When building a computer graphics renderer (e.g. a traditional software renderer), one often speaks in terms of model-, view- and projection matrices. A model is transformed to world-space by the model-matrix, then everything is transformed to the camera space by the view-matrix, and afterwards a projection to normalized device coordinates. Usually then some clipping against the viewing frustum occurs and triangles are split if necessary. Afterwards all visible triangles are projected to screen-space and drawn. (e.g. Shirley "Fundamentals of Computer Graphics").
On the other hand, when talking about camera pose estimations from point correspondences in computer graphics, the Perspective–n–Points problem (PnP, e.g. http://cvlab.epfl.ch/software/EPnP), these algorithms directly estimate a camera matrix that transforms an object from model-space to window-coordinates (e.g. 640x480).
My question now is how those two are tied together. If I get a camera matrix from a PnP algorithm, it doesn't seem to fit the rendering pipeline. How do they tie together? How do I properly implement my software renderer to also work with those different camera matrices from PnP algorithms?
One thing that I could imagine (but it might be an ugly hack?) is that I scale the 2D-image points that I feed to the PnP algorithm from the image-resolution (e.g. [0, 640]) to [-1, 1] to "fool" the algorithm to give me normalized device coordinates and that might give me a view matrix that the renderer can use.

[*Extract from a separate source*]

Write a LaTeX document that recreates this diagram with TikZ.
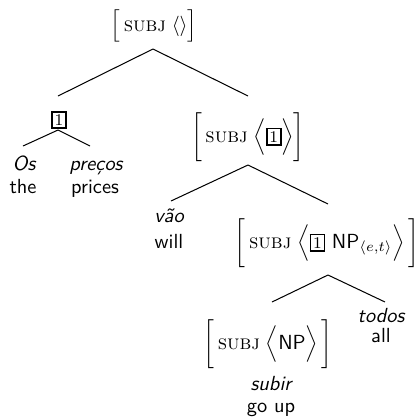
\documentclass[tikz,border=0pt]{standalone}
\usepackage{amsmath}
\usepackage{graphicx}
\usetikzlibrary{calc}
\newcommand{\tagbox}[1]{{\setlength{\fboxsep}{0.9pt}\setlength{\fboxrule}{0.8pt}\fbox{\footnotesize #1}}}
\newcommand{\subjf}{\text{\textsc{subj}}}
\newcommand{\smbrk}[1]{\mathord{\vcenter{\hbox{\scalebox{1}[0.88]{$\Big#1$}}}}}
\begin{document}
\begin{tikzpicture}[x=0.49pt,y=-0.49pt,
  avm/.style={inner sep=0pt},
  tagn/.style={inner sep=0pt},
  word/.style={font=\sffamily\itshape, anchor=base, inner sep=0pt},
  gloss/.style={font=\sffamily, anchor=base, inner sep=0pt},
  branch/.style={line width=0.5pt}]
\useasboundingbox (0,0) rectangle (417,419);
% nodes
\node[avm] (top) at (154,26) {$\smbrk[\,\subjf\;\langle\rangle\smbrk]$};
\node[tagn] (tag) at (59,120) {\tagbox{1}};
\node[word] (os) at (24,170) {Os};
\node[word] (precos) at (96,170) {preços};
\node[gloss] (the) at (23,193) {the};
\node[gloss] (prices) at (95,193) {prices};
\node[avm] (s2) at (248,137) {$\bigg[\,\subjf\;\Big\langle\tagbox{1}\Big\rangle\bigg]$};
\node[word] (vao) at (169,222) {vão};
\node[gloss] (will) at (169,248) {will};
\node[avm] (s3) at (327,243) {$\bigg[\,\subjf\;\Big\langle\tagbox{1}\ \textsf{NP}_{\langle e,t\rangle}\Big\rangle\,\bigg]$};
\node[word] (todos) at (381,322) {todos};
\node[gloss] (all) at (381,342) {all};
\node[avm] (s4) at (268,344) {$\bigg[\,\subjf\;\Big\langle\textsf{NP}\Big\rangle\,\bigg]$};
\node[word] (subir) at (271,390) {subir};
\node[gloss] (goup) at (271,412) {go up};
% branch points
\coordinate (top-b) at (153,49);
\coordinate (tag-t) at (58,96);
\coordinate (s2-t) at (248,96);
\coordinate (tag-b) at (58,130);
\coordinate (os-t) at (23,146);
\coordinate (precos-t) at (90,146);
\coordinate (s2-b) at (248,165);
\coordinate (vao-t) at (171,201);
\coordinate (s3-t) at (328,204);
\coordinate (s3-b) at (328,275);
\coordinate (s4-t) at (272,302);
\coordinate (todos-t) at (385,302);
% connectors
\draw[branch] (top-b) -- (tag-t);
\draw[branch] (top-b) -- (s2-t);
\draw[branch] (tag-b) -- (os-t);
\draw[branch] (tag-b) -- (precos-t);
\draw[branch] (s2-b) -- (vao-t);
\draw[branch] (s2-b) -- (s3-t);
\draw[branch] (s3-b) -- (s4-t);
\draw[branch] (s3-b) -- (todos-t);
\end{tikzpicture}
\end{document}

While there are a handful of blog-posts/tutorials out there "how to convert OpenCV solvePnP camera matrix to OpenGL" and the like, they don't really help me to understand the core of the problem, how those two things are linked and how to properly implement such a scenario when I have a camera matrix from an algorithm like cv::solvePnP (in that case from OpenCV) that directly transform from world to image-coords, and I want to "feed" that matrix to my software-renderer that has a different, "computer-graphics inspired" pipeline.
Or maybe my software-rendering approach described in the first paragraph is "wrong" (meaning not optimal)?